Open your eyes
Get ready, Reno. Another battle in a long string of battles over historic buildings in downtown Reno is likely to be waged.
With the purchase of the Old Reno Casino in downtown Reno, the old Masonic Building, the oldest building in downtown Reno, seems once again to be in danger.
According to a University of Nevada, Reno Web site, the Reno Masonic Hall/Reno Mercantile Company, 98 West Commercial Row, was built in 1872 and is the oldest extant commercial building in Reno. It’s probably the oldest building, period. The upper story served as the hall and the first floor was the Reno Mercantile Company from 1895 to 1970. The Victorian building, with Romanesque Revival and Italianate elements, represents a type of structure that was common during Reno’s 19th century past.

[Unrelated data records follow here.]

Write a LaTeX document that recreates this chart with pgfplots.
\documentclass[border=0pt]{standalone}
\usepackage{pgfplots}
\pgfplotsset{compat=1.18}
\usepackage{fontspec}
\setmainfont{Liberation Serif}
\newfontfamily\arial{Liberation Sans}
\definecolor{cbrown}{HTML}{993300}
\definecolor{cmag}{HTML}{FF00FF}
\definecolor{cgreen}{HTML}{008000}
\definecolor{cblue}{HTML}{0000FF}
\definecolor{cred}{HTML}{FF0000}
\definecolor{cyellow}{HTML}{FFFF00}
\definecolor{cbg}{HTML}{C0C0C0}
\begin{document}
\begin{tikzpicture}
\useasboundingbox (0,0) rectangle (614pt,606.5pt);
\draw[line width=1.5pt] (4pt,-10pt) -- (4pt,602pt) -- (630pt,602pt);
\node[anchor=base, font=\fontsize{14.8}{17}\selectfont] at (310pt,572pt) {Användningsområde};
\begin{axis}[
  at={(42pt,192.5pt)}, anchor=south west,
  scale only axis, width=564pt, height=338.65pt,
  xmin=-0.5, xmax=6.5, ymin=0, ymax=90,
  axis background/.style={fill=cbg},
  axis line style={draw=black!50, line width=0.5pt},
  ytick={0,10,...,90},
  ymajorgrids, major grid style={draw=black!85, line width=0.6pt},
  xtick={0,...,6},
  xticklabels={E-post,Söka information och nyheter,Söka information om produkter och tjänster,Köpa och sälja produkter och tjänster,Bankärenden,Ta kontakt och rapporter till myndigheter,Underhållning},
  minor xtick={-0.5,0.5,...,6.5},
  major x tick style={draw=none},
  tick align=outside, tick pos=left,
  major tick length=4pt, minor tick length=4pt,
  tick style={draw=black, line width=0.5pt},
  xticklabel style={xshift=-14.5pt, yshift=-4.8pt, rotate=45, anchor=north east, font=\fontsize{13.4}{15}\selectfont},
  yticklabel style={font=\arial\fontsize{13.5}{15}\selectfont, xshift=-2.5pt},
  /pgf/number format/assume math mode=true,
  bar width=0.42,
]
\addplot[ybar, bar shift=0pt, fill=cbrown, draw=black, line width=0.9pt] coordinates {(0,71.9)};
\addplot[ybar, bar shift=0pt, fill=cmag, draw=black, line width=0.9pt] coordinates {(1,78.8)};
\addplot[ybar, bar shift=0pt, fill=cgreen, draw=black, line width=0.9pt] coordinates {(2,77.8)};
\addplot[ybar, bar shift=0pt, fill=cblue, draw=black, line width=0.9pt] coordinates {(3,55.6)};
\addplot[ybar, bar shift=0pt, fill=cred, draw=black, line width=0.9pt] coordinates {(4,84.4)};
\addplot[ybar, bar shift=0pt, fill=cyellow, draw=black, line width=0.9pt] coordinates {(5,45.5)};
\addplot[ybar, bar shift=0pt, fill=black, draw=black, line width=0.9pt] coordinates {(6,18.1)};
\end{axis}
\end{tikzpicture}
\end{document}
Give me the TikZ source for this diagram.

The structure, which was boarded up and painted a fade-to-background-off-white long ago, has been owned by whichever company happened to own Fitzgeralds Casino-Hotel. However, in many ways, it was the stubborn owners of the Old Reno Casino who stood between the building and the wrecking ball, as there was little reason to go through the expense and controversy of demolition of the historic structure, when the Old Reno Casino would have to be constructed around.
No more. After the city of Reno’s funky use of eminent domain and game of Hide-the-Principal (played with gaming lobbyist Harvey Whittemore and the Peppermill Hotel-Casino), the city has negotiated a sale of the now-closed Old Reno Casino. The city, which purchased the land for $1, sold it to LLH Holdings for $630,000. So, the ownership of all the property on the south side of Commercial Row between Virginia Street and Sierra Street and north of Douglas Alley now rests in the hands of a New Jersey family’s corporation.

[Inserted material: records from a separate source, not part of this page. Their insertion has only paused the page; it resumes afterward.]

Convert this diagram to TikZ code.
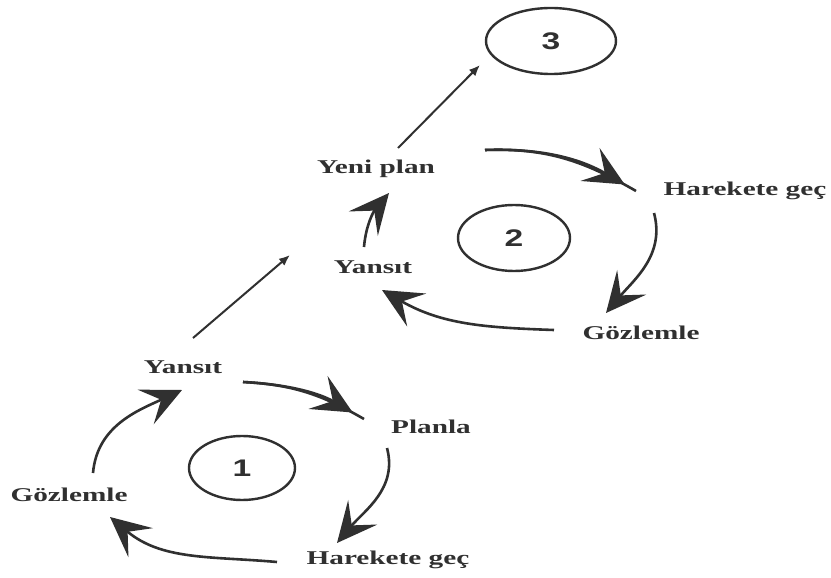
\documentclass[tikz,border=0pt]{standalone}
\usepackage{fontspec}
\usetikzlibrary{arrows.meta,shapes.geometric}
\newfontfamily\labfont[FakeStretch=1.5]{Liberation Serif}
\newfontfamily\numfont[FakeStretch=1.4]{Liberation Sans}
\definecolor{ink}{HTML}{303030}
\begin{document}
\begin{tikzpicture}[x=1pt,y=1pt,
  lab/.style={text=ink,inner sep=0pt,font=\labfont\bfseries\fontsize{19.5}{20}\selectfont},
  cyc/.style={draw=ink,line width=2.4pt,ellipse,minimum width=#1,minimum height=66pt,inner sep=0pt,
              font=\numfont\bfseries\fontsize{24}{24}\selectfont,text=ink},
  bighead/.style={-{Stealth[length=40pt,width=38pt,inset=17pt]}},
  % curved arrow with the head at its end
  turn/.style={draw=ink,line width=2.6pt,bighead},
  % curved arrow whose line runs on #1 past the head
  turnpast/.style={draw=ink,line width=2.6pt,
               postaction={draw=ink,line width=2.6pt,shorten >=#1,bighead}},
  lift/.style={draw=ink,line width=2pt,-{Latex[length=11pt,width=9pt]}}
]
\useasboundingbox (0,-578) rectangle (831,0);
\fill[white] (0,-578) rectangle (831,0);

% cycle numbers
\node[cyc=130pt] (n3) at (551,-41) {3};
\node[cyc=112pt] (n2) at (514,-238) {2};
\node[cyc=106pt,minimum height=64pt] (n1) at (242,-468) {1};

% first cycle labels
\node[lab] (y1) at (183,-367) {Yansıt};
\node[lab] (p1) at (431,-427) {Planla};
\node[lab] (h1) at (388,-560) {Harekete geç};
\node[lab] (g1) at (69,-495) {Gözlemle};

% second cycle labels
\node[lab] (yp2) at (376,-169) {Yeni plan};
\node[lab] (h2) at (745,-191) {Harekete geç};
\node[lab] (g2) at (641,-333) {Gözlemle};
\node[lab] (y2) at (373,-267) {Yansıt};

% end points of the connectors
\coordinate (a1s) at (243,-382); \coordinate (a1e) at (364,-419);
\coordinate (a2s) at (387,-448); \coordinate (a2e) at (337,-543);
\coordinate (a3s) at (277,-562); \coordinate (a3e) at (110,-517);
\coordinate (a4s) at (93,-473);  \coordinate (a4e) at (182,-390);
\coordinate (b1s) at (485,-150); \coordinate (b1e) at (636,-191);
\coordinate (b2s) at (654,-213); \coordinate (b2e) at (606,-313);
\coordinate (b3s) at (554,-330); \coordinate (b3e) at (382,-290);
\coordinate (b4s) at (364,-247); \coordinate (b4e) at (389,-193);
\coordinate (u1s) at (193,-338); \coordinate (u1e) at (290,-255);
\coordinate (u2s) at (398,-148); \coordinate (u2e) at (480,-65);

% first cycle
\draw[turnpast=13pt] (a1s) to[out=-3,in=150] (a1e);
\draw[turn] (a2s) to[out=-75,in=50] (a2e);
\draw[turn] (a3s) to[out=175,in=-40] (a3e);
\draw[turn] (a4s) to[out=85,in=205] (a4e);

% second cycle
\draw[turnpast=13pt] (b1s) to[out=2,in=150] (b1e);
\draw[turn] (b2s) to[out=-75,in=50] (b2e);
\draw[turn] (b3s) to[out=178,in=-30] (b3e);
\draw[turn] (b4s) to[out=85,in=230] (b4e);

% moving on to the next cycle
\draw[lift] (u1s) -- (u1e);
\draw[lift] (u2s) -- (u2e);
\end{tikzpicture}
\end{document}
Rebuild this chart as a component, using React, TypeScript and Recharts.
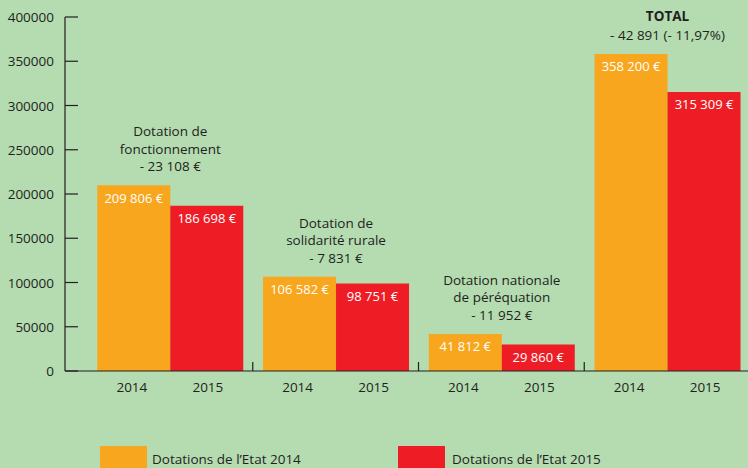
import React from 'react';
import { BarChart, Bar, XAxis, YAxis, LabelList } from 'recharts';

const categories = [
  'Dotation de fonctionnement',
  'Dotation de solidarité rurale',
  'Dotation nationale de péréquation',
  'TOTAL',
];
const dotations2014 = [209806, 106582, 41812, 358200];
const dotations2015 = [186698, 98751, 29860, 315309];
const annotations = [
  ['Dotation de', 'fonctionnement', '- 23 108 €'],
  ['Dotation de', 'solidarité rurale', '- 7 831 €'],
  ['Dotation nationale', 'de péréquation', '- 11 952 €'],
  ['TOTAL', '- 42 891 (- 11,97%)'],
];
const yTicks = [0, 50000, 100000, 150000, 200000, 250000, 300000, 350000, 400000];
const yearLabels = ['2014', '2015'];
const seriesNames = ['Dotations de l’Etat 2014', 'Dotations de l’Etat 2015'];

const data = categories.map((name, i) => ({
  name,
  v2014: dotations2014[i],
  v2015: dotations2015[i],
}));

const W = 748;
const H = 468;
const CHART_W = 750; // the last group runs slightly past the picture edge
const PLOT_LEFT = 65;
const PAD_LEFT = 22;
const BAND = (CHART_W - PLOT_LEFT - PAD_LEFT) / categories.length;
const BG = '#b4dcb0';
const ORANGE = '#f8a61e';
const RED = '#ee1c25';
const INK = '#231f20';
const FONT = '"Open Sans", sans-serif';

const fmt = (v: number) => v.toString().replace(/\B(?=(\d{3})+(?!\d))/g, ' ') + ' €';

const YTick = ({ y, payload }: any) => (
  <g>
    <line x1={PLOT_LEFT} x2={PLOT_LEFT + 13} y1={y} y2={y} stroke={INK} strokeWidth={1.2} />
    <text x={54} y={y} textAnchor="end" dominantBaseline="central" fontSize={13.5} fill={INK} fontFamily={FONT}>
      {payload.value}
    </text>
  </g>
);

const XTick = ({ x, y, index }: any) => {
  const last = index === categories.length - 1;
  const axisY = y - 8;
  return (
    <g>
      {!last && (
        <line x1={x + BAND / 2} x2={x + BAND / 2} y1={axisY} y2={axisY - 9} stroke={INK} strokeWidth={1.2} />
      )}
      {yearLabels.map((yr, k) => (
        <text key={yr} x={x + (k === 0 ? -38 : 38)} y={axisY + 21} textAnchor="middle"
          fontSize={13.5} fill={INK} fontFamily={FONT}>
          {yr}
        </text>
      ))}
    </g>
  );
};

const Annotation = (props: any) => {
  const { x, y, width, index } = props;
  const lines = annotations[index];
  const cx = x + width;
  const step = lines.length === 2 ? 19 : 17.5;
  const base = y - 14;
  return (
    <g>
      {lines.map((ln, k) => (
        <text key={k} x={cx} y={base - (lines.length - 1 - k) * step} textAnchor="middle"
          fontSize={13.5} fill={INK} fontFamily={FONT} fontWeight={ln === 'TOTAL' ? 700 : 400}>
          {ln}
        </text>
      ))}
    </g>
  );
};

export default function App() {
  return (
    <div style={{ position: 'absolute', left: 0, top: 0, width: W, height: H, background: BG, overflow: 'hidden' }}>
      <BarChart width={CHART_W} height={H} data={data} margin={{ top: 17, right: 0, bottom: 67, left: 0 }}
        barCategoryGap="6.2%" barGap={0}>
        <YAxis width={PLOT_LEFT} domain={[0, 400000]} ticks={yTicks} interval={0} tickLine={false}
          axisLine={{ stroke: INK, strokeWidth: 1.2 }} tick={<YTick />} />
        <XAxis dataKey="name" height={30} padding={{ left: PAD_LEFT, right: 0 }} tickLine={false} interval={0}
          axisLine={{ stroke: INK, strokeWidth: 1.2 }} tick={<XTick />} />
        <Bar dataKey="v2014" name={seriesNames[0]} fill={ORANGE} isAnimationActive={false}>
          <LabelList dataKey="v2014" position="insideTop" offset={8} formatter={fmt as any}
            fill="#ffffff" fontSize={13} fontFamily={FONT} />
          <LabelList dataKey="name" content={<Annotation />} />
        </Bar>
        <Bar dataKey="v2015" name={seriesNames[1]} fill={RED} isAnimationActive={false}>
          <LabelList dataKey="v2015" position="insideTop" offset={8} formatter={fmt as any}
            fill="#ffffff" fontSize={13} fontFamily={FONT} />
        </Bar>
      </BarChart>
      {[ORANGE, RED].map((c, i) => (
        <React.Fragment key={c}>
          <div style={{ position: 'absolute', left: i === 0 ? 100 : 398, top: 446, width: 47, height: 30, background: c }} />
          <div style={{ position: 'absolute', left: i === 0 ? 152 : 452, top: 451, fontFamily: FONT, fontSize: 13.5,
            lineHeight: '16px', color: INK, whiteSpace: 'nowrap' }}>
            {seriesNames[i]}
          </div>
        </React.Fragment>
      ))}
    </div>
  );
}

Representatives of Fitzgeralds have long claimed that the condition of the Masonic Building’s foundation made restoration of the building a losing proposition and refused tours to members of the media to support their claims. However, this tactic must be challenged and challenged quickly, because that building is irreplaceable, and it’s not worth anything to anyone as a boarded-up, neglected eyesore.
“Currently, we have no plans for that building,” said LLH Holdings General Manager Jay Hafter.
No plans for a building the company has owned for nine months? No plans for the oldest standing commercial building in Reno? Hafter’s assertion may be true, but there’s a lot of sky above the Old Reno Casino and Old Masonic Hall. It seems there’s easily enough room to build a new hotel tower, as long as you don’t mind what you’re building on top of.